La volonté du musée d’histoire de Paris d’être plus proche de la compréhension de ses visiteurs, qui n’ont souvent aucune notion des chiffres romains, et donc d’y renoncer, a indigné de nombreux intellectuels italiens. Or, c’est le musée du Louvre qui a été le premier à adopter une telle politique.
La décision du Musée Carnavalet de remplacer les chiffres romains de ses panneaux explicatifs par des chiffres arabes pour ne pas créer un «obstacle à la compréhension» a été condamnée par plusieurs intellectuels italiens.
«Louis 14». C’est ainsi qu’a intitulé son article publié en une du Corriere della Sera l’écrivain Massimo Gramellini, vice-directeur de ce quotidien, le plus diffusé du pays.

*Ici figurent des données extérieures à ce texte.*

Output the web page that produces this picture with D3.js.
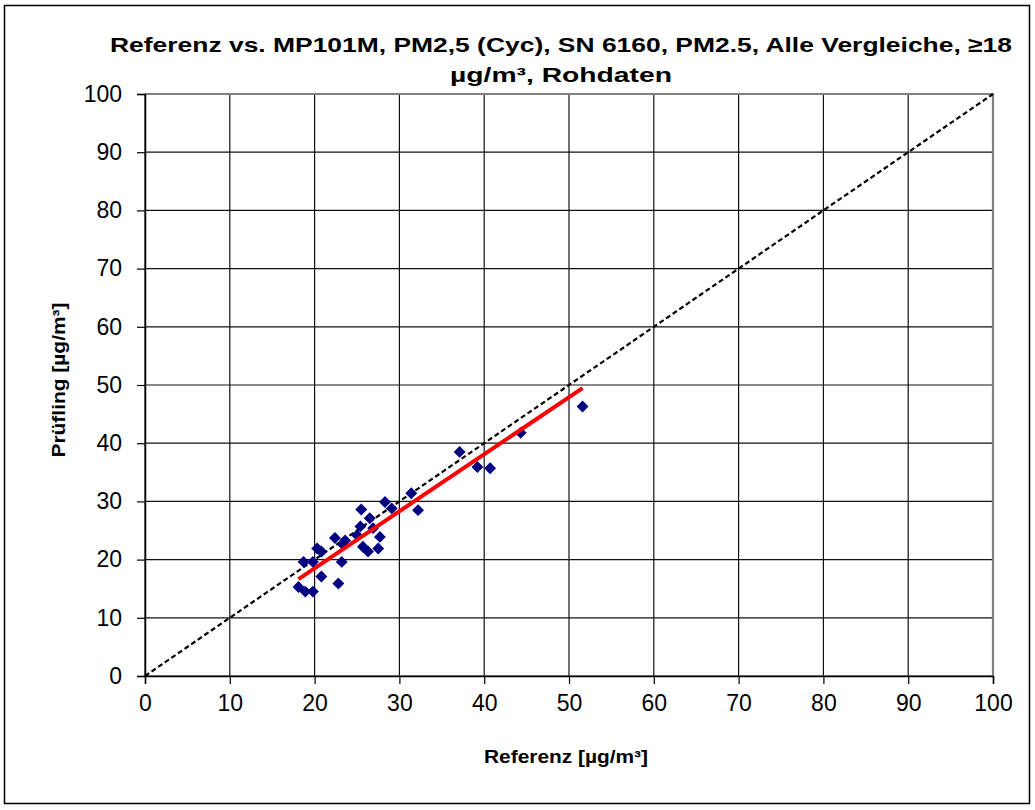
<!DOCTYPE html>
<html>
<head>
<meta charset="utf-8">
<script src="https://cdn.jsdelivr.net/npm/d3@7"></script>
<style>
  html, body { margin: 0; padding: 0; background: #fff; }
  svg { display: block; }
  text { font-family: "Liberation Sans", Arial, sans-serif; fill: #000; }
</style>
</head>
<body>
<svg id="chart" width="1035" height="810"></svg>
<script>
// ---- data ----
const refValues = [51.6, 44.3, 37.1, 39.2, 40.7, 31.4, 32.2, 28.3, 29.1, 25.5, 26.5, 25.4, 26.9,
  27.7, 27.5, 25.7, 26.3, 23.6, 25.0, 22.4, 23.4, 20.3, 20.8, 18.7, 19.8, 23.2, 20.8, 22.8,
  18.1, 18.9, 19.8];
const testValues = [46.3, 41.8, 38.5, 35.9, 35.7, 31.4, 28.5, 29.9, 28.8, 28.6, 27.1, 25.7, 25.4,
  23.9, 21.9, 22.2, 21.4, 23.3, 24.2, 23.7, 22.5, 21.9, 21.4, 19.6, 19.6, 19.6, 17.1, 15.9,
  15.3, 14.5, 14.5];
const fitSlope = 0.98;
const fitIntercept = -1.1;
const xTicks = [0, 10, 20, 30, 40, 50, 60, 70, 80, 90, 100];
const yTicks = [0, 10, 20, 30, 40, 50, 60, 70, 80, 90, 100];
const titleLines = ["Referenz vs. MP101M, PM2,5 (Cyc), SN 6160, PM2.5, Alle Vergleiche, \u226518", "\u00b5g/m\u00b3, Rohdaten"];
const titleWidths = [902, 222];
const xLabel = "Referenz [\u00b5g/m\u00b3]";
const yLabel = "Pr\u00fcfling [\u00b5g/m\u00b3]";

// ---- layout ----
const svg = d3.select("#chart");
const pL = 145, pR = 993, pT = 94, pB = 676;
const x = d3.scaleLinear().domain([0, 100]).range([pL, pR]);
const y = d3.scaleLinear().domain([0, 100]).range([pB, pT]);

// outer frame
svg.append("rect").attr("x", 4.5).attr("y", 5.5).attr("width", 1025).attr("height", 798)
  .attr("fill", "#fff").attr("stroke", "#000").attr("stroke-width", 1.5);

// title
svg.append("g").selectAll("text").data(titleLines).join("text")
  .attr("text-anchor", "middle")
  .style("font-weight", "bold").style("font-size", "21px")
  .attr("x", 561).attr("y", (d, i) => 52 + i * 30)
  .attr("textLength", (d, i) => titleWidths[i]).attr("lengthAdjust", "spacingAndGlyphs")
  .text(d => d);

// gridlines
const grid = svg.append("g");
grid.selectAll("line.v").data(xTicks).join("line").attr("class", "v")
  .attr("x1", d => x(d)).attr("x2", d => x(d)).attr("y1", pT).attr("y2", pB)
  .attr("stroke", "#111").attr("stroke-width", 1.2);
grid.selectAll("line.h").data(yTicks).join("line").attr("class", "h")
  .attr("x1", pL).attr("x2", pR).attr("y1", d => y(d)).attr("y2", d => y(d))
  .attr("stroke", "#111").attr("stroke-width", 1.2);
// plot-area border top/right (gray)
svg.append("path").attr("d", `M${pL},${pT}H${pR}V${pB}`)
  .attr("fill", "none").attr("stroke", "#808080").attr("stroke-width", 2.2);

// axes
const xAxis = svg.append("g").attr("transform", `translate(0,${pB})`)
  .call(d3.axisBottom(x).tickValues(xTicks).tickSize(8).tickPadding(11).tickFormat(d3.format("d")));
const yAxis = svg.append("g").attr("transform", `translate(${pL},0)`)
  .call(d3.axisLeft(y).tickValues(yTicks).tickSize(8).tickPadding(15).tickFormat(d3.format("d")));
[xAxis, yAxis].forEach(a => {
  a.select(".domain").attr("stroke", "#000").attr("stroke-width", 1.5);
  a.selectAll(".tick line").attr("stroke", "#000").attr("stroke-width", 1.2);
  a.selectAll(".tick text").style("font-size", "23px")
    .style("font-family", "'Liberation Sans', Arial, sans-serif").attr("fill", "#111");
});

// axis titles
svg.append("text").attr("x", 566).attr("y", 763).attr("text-anchor", "middle")
  .style("font-weight", "bold").style("font-size", "18px")
  .attr("textLength", 164).attr("lengthAdjust", "spacingAndGlyphs").text(xLabel);
svg.append("text").attr("transform", `translate(65,380) rotate(-90)`).attr("text-anchor", "middle")
  .style("font-weight", "bold").style("font-size", "18px")
  .attr("textLength", 155).attr("lengthAdjust", "spacingAndGlyphs").text(yLabel);

// 1:1 line
svg.append("line").attr("x1", x(0)).attr("y1", y(0)).attr("x2", x(100)).attr("y2", y(100))
  .attr("stroke", "#000").attr("stroke-width", 2.2).attr("stroke-dasharray", "5,3");

// points
const pts = refValues.map((r, i) => [r, testValues[i]]);
svg.append("g").selectAll("path").data(pts).join("path")
  .attr("transform", d => `translate(${x(d[0])},${y(d[1])})`)
  .attr("d", d3.symbol().type(d3.symbolDiamond2).size(90))
  .attr("fill", "#000080");

// regression line
const xMin = d3.min(refValues), xMax = d3.max(refValues);
svg.append("line")
  .attr("x1", x(xMin)).attr("y1", y(fitSlope * xMin + fitIntercept))
  .attr("x2", x(xMax)).attr("y2", y(fitSlope * xMax + fitIntercept))
  .attr("stroke", "#ff0000").attr("stroke-width", 4);
</script>
</body>
</html>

«Cette histoire des chiffres romains est une synthèse parfaite de la catastrophe culturelle en cours: d’abord les choses ne sont pas enseignées, puis elles sont éliminées pour ne pas mettre mal à l’aise ceux qui ne les connaissent pas», déplore l’auteur. Or, ces obstacles «servent à apprendre à sauter», rappelle-t-il.
Des propositions absurdes:
Pour sa part, le philologue classique et historien de renom Luciano Canfora, également dans les pages du Corriere della Sera, qualifie de «stupidité» la décision d’abroger les chiffres romains, ce qui est, selon lui, la manifestation «d’un fléau plus général du « politiquement correct »». Ironisant, il propose de supprimer également les lettres minuscules et majuscules.
«En perspective, il faudrait aussi arriver à l’abrogation des chiffres arabes, si métaphysiques, dont l’interprétation ne peut qu’être ambiguë. Pour un 14, la lecture la plus évidente est en fait « un quatre ». Et tout le monde voit que « Luigi un quatre » crée un problème», plaisante le scientifique. Il serait souhaitable, poursuit-il, d’avoir «une loi imposant l’analphabétisme obligatoire et le retour à la communication exclusivement orale».
Le professeur d’histoire romaine Giusto Traina a également émis des critiques à propos de la disparition des chiffres romains à Paris. Cette «malheureuse initiative a suscité des réactions féroces et vibrantes de la part des amateurs italiens de l’époque classique», a-t-il noté sur son compte Facebook, avant de rappeler une histoire similaire qui a pourtant eu lieu… à Rome. Le maire de la capitale Ignazio Marino avait voulu abolir les chiffres romains dans les documents et dans les rues de Rome, suscitant l’indignation des plus grands experts en langues et des savants les plus réputés de l’histoire ancienne. «Au bout d’une brève recherche en ligne, je vois que Via Gregorio VII est toujours là», rassure Giusto Traina dans son post.
L’exemple du Louvre:
En adoptant cette décision controversée, le musée d’histoire de Paris (Carnavalet) a en fait suivi les pas du Louvre, qui avait renoncé il y a quelques années aux chiffres romains pour désigner les siècles, pour s’adapter à la (mauvaise) compréhension des visiteurs, souvent étrangers. Le Louvre avait cependant conservé l’ancienne numérotation des rois. Le Musée Carnavalet, quant à lui, a supprimé tous les chiffres romains dans la plupart de ses espaces.